The Fukuoka Plain and its surroundings, linked by maritime routes to Korea and China, have a rich history of interaction and exchange. Around 2000 years ago during the Yayoi period, the Nakoku people who lived in present-day Kasuga, Fukuoka Prefecture, began producing bronze, and crafted bronze mirrors that they buried along with their rulers. The region continued to evolve as a crossroads of East Asian exchange, eagerly embracing advanced cultures and technologies up through the Kofun period (from the late 3rd to the 6th century).
Sue pottery made its way to Japan from the Korean Peninsula in the 5th century and spread throughout the country after the 6th century. The Sue Ware Kilns of Ushikubi fashioned pottery on a large scale to be used at tables throughout Japan. The people would continue to have diverse exchanges with the Korean Peninsula.

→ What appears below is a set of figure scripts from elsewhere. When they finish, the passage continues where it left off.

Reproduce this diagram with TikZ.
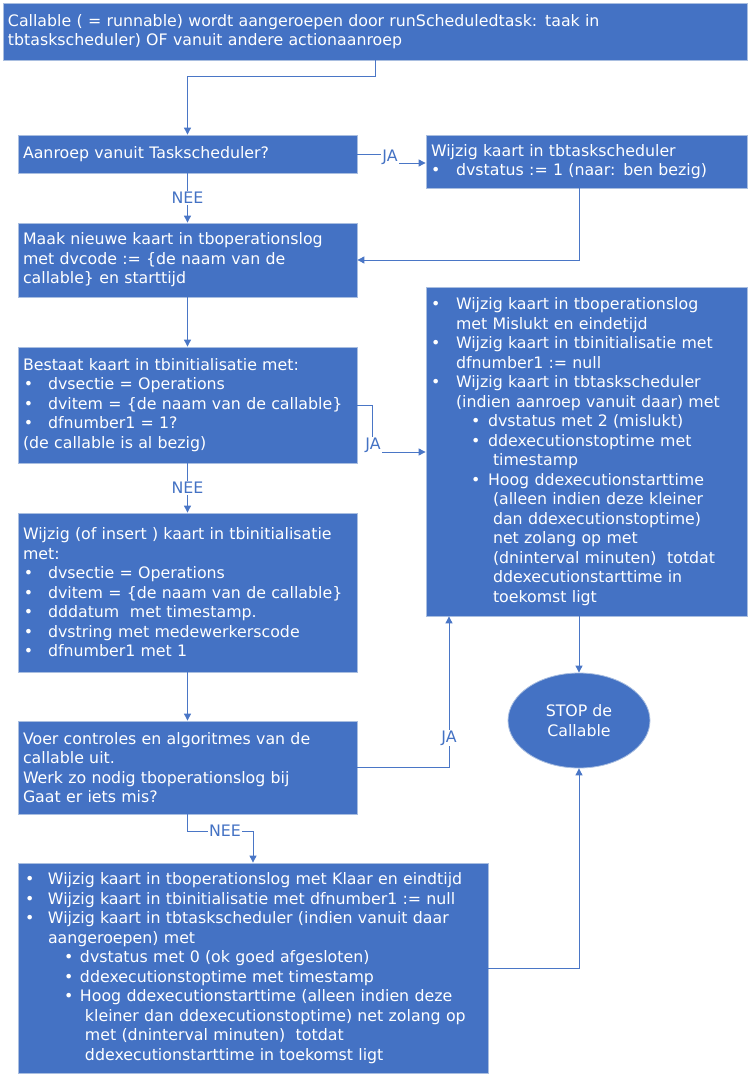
\documentclass[tikz,border=0pt]{standalone}
\usepackage{fontspec}
\setmainfont{DejaVu Sans}
\usetikzlibrary{arrows.meta,shapes.geometric,calc}
\definecolor{fc}{HTML}{4472C4}
\definecolor{bc}{HTML}{A9BEE0}
\definecolor{lc}{HTML}{4A76C6}
\newcommand\bul[2]{\hspace*{#1pt}\rlap{•}\hspace*{\dimexpr #2pt - #1pt\relax}}
\newcommand\ind[1]{\hspace*{#1pt}}
\begin{document}
\begin{tikzpicture}[x=1pt,y=-1pt,
 every node/.style={font=\fontsize{15.8}{19.5}\selectfont},
 box/.style={draw=bc, line width=0.8pt, fill=fc, text=white, align=left, inner xsep=5pt, inner ysep=0pt},
 arr/.style={draw=lc, line width=0.9pt, -{Triangle[length=7pt,width=7pt]}},
 lab/.style={text=fc, fill=white, inner sep=1pt}]
\useasboundingbox (0,0) rectangle (749,1075);

\node[box, text width=734pt, minimum height=57pt] (top) at (375,31.5)
 {Callable ( = runnable) wordt aangeroepen door runScheduledtask: taak in\\
  tbtaskscheduler) OF vanuit andere actionaanroep};

\node[box, text width=329pt, minimum height=38pt] (q1) at (187.5,154)
 {Aanroep vanuit Taskscheduler?};

\node[box, text width=311pt, minimum height=53pt] (ts) at (586.5,161.5)
 {Wijzig kaart in tbtaskscheduler\\
  \bul{0}{25}dvstatus := 1 (naar: ben bezig)};

\node[box, text width=329pt, minimum height=74pt] (maak) at (187.5,260)
 {Maak nieuwe kaart in tboperationslog\\
  met dvcode := \{de naam van de\\
  callable\} en starttijd};

\node[box, text width=329pt, minimum height=116pt] (bestaat) at (187.5,405)
 {Bestaat kaart in tbinitialisatie met:\\
  \bul{1}{25}dvsectie = Operations\\
  \bul{1}{25}dvitem = \{de naam van de callable\}\\
  \bul{1}{25}dfnumber1 = 1?\\
  (de callable is al bezig)};

\node[box, text width=311pt, minimum height=329pt] (fail) at (586.5,451.5)
 {\bul{0}{25}Wijzig kaart in tboperationslog\\
  \ind{25}met Mislukt en eindetijd\\
  \bul{0}{25}Wijzig kaart in tbinitialisatie met\\
  \ind{25}dfnumber1 := null\\
  \bul{0}{25}Wijzig kaart in tbtaskscheduler\\
  \ind{25}(indien aanroep vanuit daar) met\\
  \bul{40}{57}dvstatus met 2 (mislukt)\\
  \bul{40}{57}ddexecutionstoptime met\\
  \ind{62}timestamp\\
  \bul{40}{57}Hoog ddexecutionstarttime\\
  \ind{62}(alleen indien deze kleiner\\
  \ind{62}dan ddexecutionstoptime)\\
  \ind{62}net zolang op met\\
  \ind{62}(dninterval minuten)~ totdat\\
  \ind{62}ddexecutionstarttime in\\
  \ind{62}toekomst ligt};

\node[box, text width=329pt, minimum height=159pt] (insert) at (187.5,592.5)
 {Wijzig (of insert ) kaart in tbinitialisatie\\
  met:\\
  \bul{1}{25}dvsectie = Operations\\
  \bul{1}{25}dvitem = \{de naam van de callable\}\\
  \bul{1}{25}dddatum~ met timestamp.\\
  \bul{1}{25}dvstring met medewerkerscode\\
  \bul{1}{25}dfnumber1 met 1};

\node[box, text width=329pt, minimum height=93pt] (voer) at (187.5,767.5)
 {Voer controles en algoritmes van de\\
  callable uit.\\
  Werk zo nodig tboperationslog bij\\
  Gaat er iets mis?};

\node[box, text width=460pt, minimum height=210pt] (done) at (253,968)
 {\bul{2}{25}Wijzig kaart in tboperationslog met Klaar en eindtijd\\
  \bul{2}{25}Wijzig kaart in tbinitialisatie met dfnumber1 := null\\
  \bul{2}{25}Wijzig kaart in tbtaskscheduler (indien vanuit daar\\
  \ind{25}aangeroepen) met\\
  \bul{41}{57}dvstatus met 0 (ok goed afgesloten)\\
  \bul{41}{57}ddexecutionstoptime met timestamp\\
  \bul{41}{57}Hoog ddexecutionstarttime (alleen indien deze\\
  \ind{62}kleiner dan ddexecutionstoptime) net zolang op\\
  \ind{62}met (dninterval minuten)~ totdat\\
  \ind{62}ddexecutionstarttime in toekomst ligt};

\node[ellipse, draw=bc, line width=0.8pt, fill=fc, text=white, align=center,
      inner sep=0pt, minimum width=142pt, minimum height=95pt] (stop) at (579,720.5)
 {STOP de\\Callable};

\coordinate (cx) at (579,0);
\coordinate (j1) at (390,163);
\coordinate (j2) at (372,452);
\coordinate (j3) at (449,0);

\draw[arr] (top.south) -- ++(0,16) -| (q1.north);
\draw[arr] (q1.east) -| (j1) -- (j1 -| ts.west);
\node[lab] (ja1) at (390,157) {JA};
\draw[arr] (q1.south) -- (maak.north) node[lab, midway] (nee1) {NEE};
\draw[arr] (ts.south -| cx) |- (maak.east);
\draw[arr] (maak.south) -- (bestaat.north);
\draw[arr] (bestaat.east) -| (j2) -- (j2 -| fail.west);
\node[lab] (ja2) at (373,445) {JA};
\draw[arr] (bestaat.south) -- (insert.north) node[lab, midway] (nee2) {NEE};
\draw[arr] (insert.south) -- (voer.north);
\draw[arr] (voer.east) -| (fail.south -| j3);
\node[lab] (ja3) at (449,738) {JA};
\draw[arr] (voer.south) -- ++(0,17) -| (done.north);
\node[lab] (nee3) at (225,831) {NEE};
\draw[arr] (fail.south -| cx) -- (stop.north);
\draw[arr] (done.east) -| (stop.south);
\end{tikzpicture}
\end{document}
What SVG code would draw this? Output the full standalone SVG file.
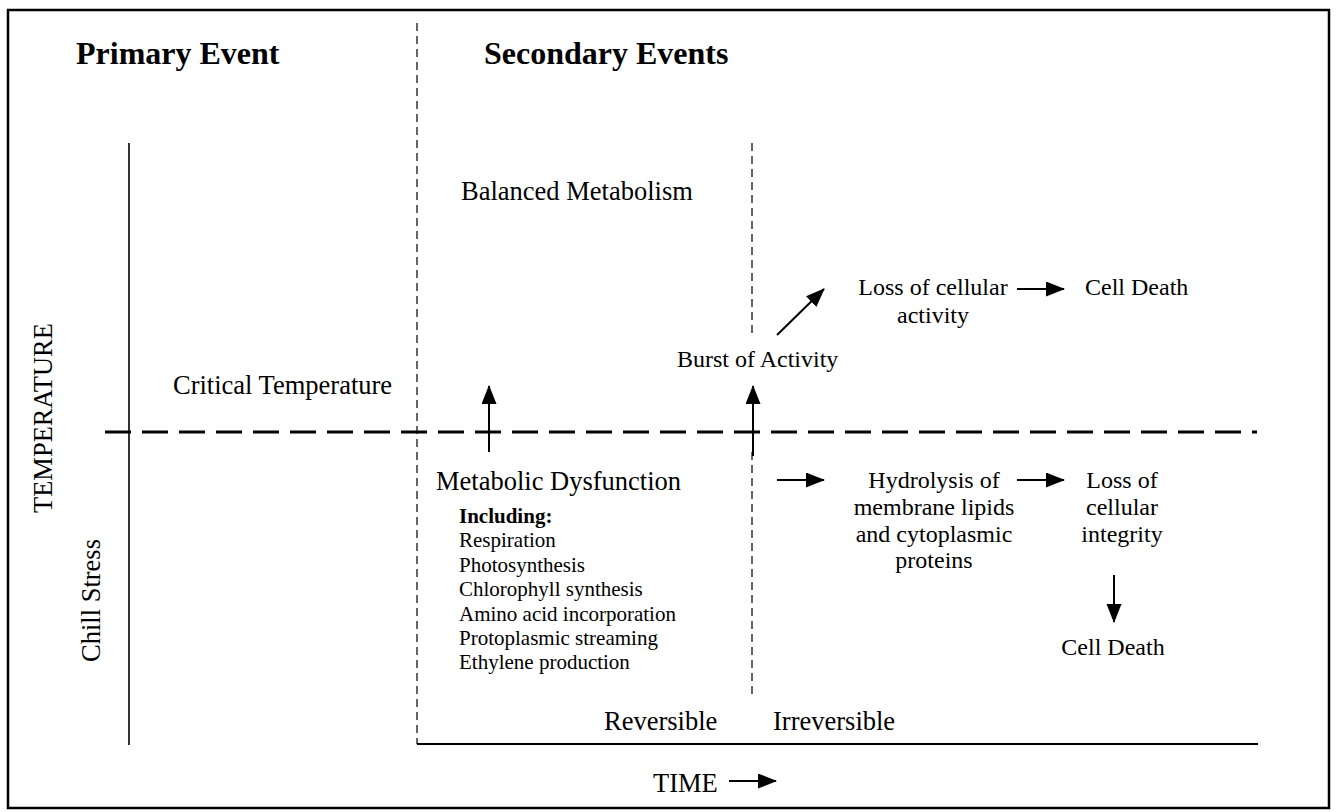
<svg xmlns="http://www.w3.org/2000/svg" width="1336" height="812" viewBox="0 0 1336 812">
<style>
text{font-family:"Liberation Serif","Times New Roman",serif;fill:#000}
.h{font-weight:bold;font-size:32px}
.m{font-size:26.5px}
.s{font-size:24px}
.l{font-size:21px}
.c{text-anchor:middle}
.ln{stroke:#000;fill:none}
.arr{stroke:#000;stroke-width:2;fill:none;marker-end:url(#ah)}
</style>
<defs>
<marker id="ah" markerUnits="userSpaceOnUse" markerWidth="20" markerHeight="16" refX="18" refY="7.5" orient="auto">
<path d="M0,0 L19,7.5 L0,15 z" fill="#000"/>
</marker>
</defs>
<rect x="0" y="0" width="1336" height="812" fill="#fff"/>
<rect x="8" y="10" width="1321" height="798" fill="none" stroke="#000" stroke-width="2.5"/>

<g id="frame">
<line class="ln" x1="129" y1="143" x2="129" y2="745" stroke-width="1.6"/>
<line class="ln" x1="417" y1="744" x2="1258" y2="744" stroke-width="1.8"/>
<line class="ln" x1="417" y1="23" x2="417" y2="744" stroke-width="1.2" stroke-dasharray="8,5"/>
<line class="ln" x1="752" y1="143" x2="752" y2="335" stroke-width="1.2" stroke-dasharray="8,5"/>
<line class="ln" x1="752" y1="452" x2="752" y2="697" stroke-width="1.2" stroke-dasharray="8,5"/>
<line class="ln" x1="105" y1="432" x2="1257" y2="432" stroke-width="3" stroke-dasharray="26,11"/>
</g>

<g id="headers">
<text class="h" x="76" y="64">Primary Event</text>
<text class="h" x="484" y="64">Secondary Events</text>
</g>

<g id="axis-temperature">
<text class="m" transform="translate(52,513) rotate(-90)" font-size="26">TEMPERATURE</text>
</g>
<g id="chill-stress">
<text class="m" transform="translate(100,662) rotate(-90)" font-size="26">Chill Stress</text>
</g>
<g id="critical-temperature">
<text class="m" x="173" y="394">Critical Temperature</text>
</g>
<g id="balanced-metabolism">
<text class="m" x="461" y="200">Balanced Metabolism</text>
</g>
<g id="burst-of-activity">
<text class="s" x="677" y="367">Burst of Activity</text>
</g>
<g id="loss-of-cellular-activity">
<text class="s c" x="933" y="295">Loss of cellular</text>
<text class="s c" x="933" y="323">activity</text>
</g>
<g id="cell-death-1">
<text class="s" x="1085" y="295">Cell Death</text>
</g>
<g id="metabolic-dysfunction">
<text class="m" x="436" y="490">Metabolic Dysfunction</text>
<text class="l" x="459" y="523" font-weight="bold">Including:</text>
<text class="l" x="459" y="547">Respiration</text>
<text class="l" x="459" y="572">Photosynthesis</text>
<text class="l" x="459" y="596">Chlorophyll synthesis</text>
<text class="l" x="459" y="621">Amino acid incorporation</text>
<text class="l" x="459" y="645">Protoplasmic streaming</text>
<text class="l" x="459" y="669">Ethylene production</text>
</g>
<g id="hydrolysis">
<text class="s c" x="934" y="488">Hydrolysis of</text>
<text class="s c" x="934" y="515">membrane lipids</text>
<text class="s c" x="934" y="542">and cytoplasmic</text>
<text class="s c" x="934" y="568">proteins</text>
</g>
<g id="loss-of-cellular-integrity">
<text class="s c" x="1122" y="488">Loss of</text>
<text class="s c" x="1122" y="515">cellular</text>
<text class="s c" x="1122" y="542">integrity</text>
</g>
<g id="cell-death-2">
<text class="s c" x="1113" y="655">Cell Death</text>
</g>
<g id="reversible">
<text class="m" x="604" y="730">Reversible</text>
</g>
<g id="irreversible">
<text class="m" x="773" y="730">Irreversible</text>
</g>
<g id="time">
<text class="m" x="653" y="792" font-size="26">TIME</text>
</g>

<g id="connectors">
<line class="arr" x1="489" y1="452" x2="489" y2="386"/>
<line class="arr" x1="753" y1="456" x2="753" y2="386"/>
<line class="arr" x1="777" y1="335" x2="824" y2="289"/>
<line class="arr" x1="1017" y1="289" x2="1064" y2="289"/>
<line class="arr" x1="777" y1="480" x2="824" y2="480"/>
<line class="arr" x1="1017" y1="480" x2="1064" y2="480"/>
<line class="arr" x1="1114" y1="575" x2="1114" y2="622"/>
<line class="arr" x1="729" y1="781" x2="776" y2="781"/>
</g>
</svg>
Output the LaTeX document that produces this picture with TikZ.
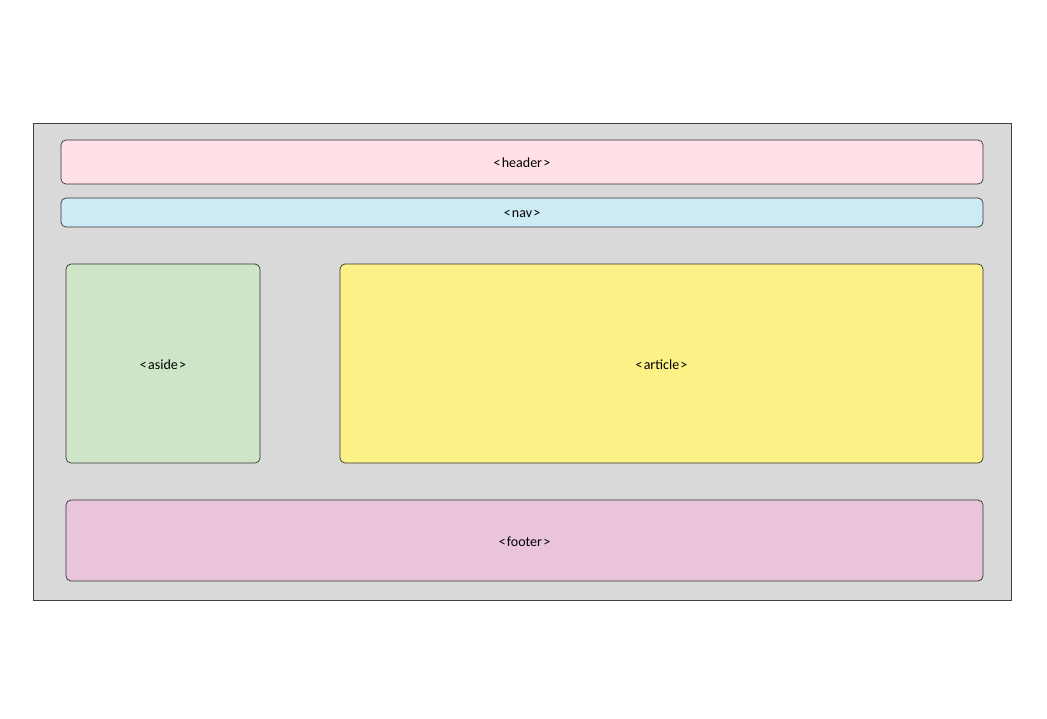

At the Zen-ichida Burial Mounds and neighboring burial sites, they buried their elite together with Korean goods, including Silla earthenware direct from the Korean Peninsula.
By the mid-7th century, escalating tensions in East Asia prompted Dazaifu to transform from a place of exchange to a place of confrontation. However, with the advent of the 8th century, foreign exchange flourished once again, marking the genesis of the Western Capital, Dazaifu.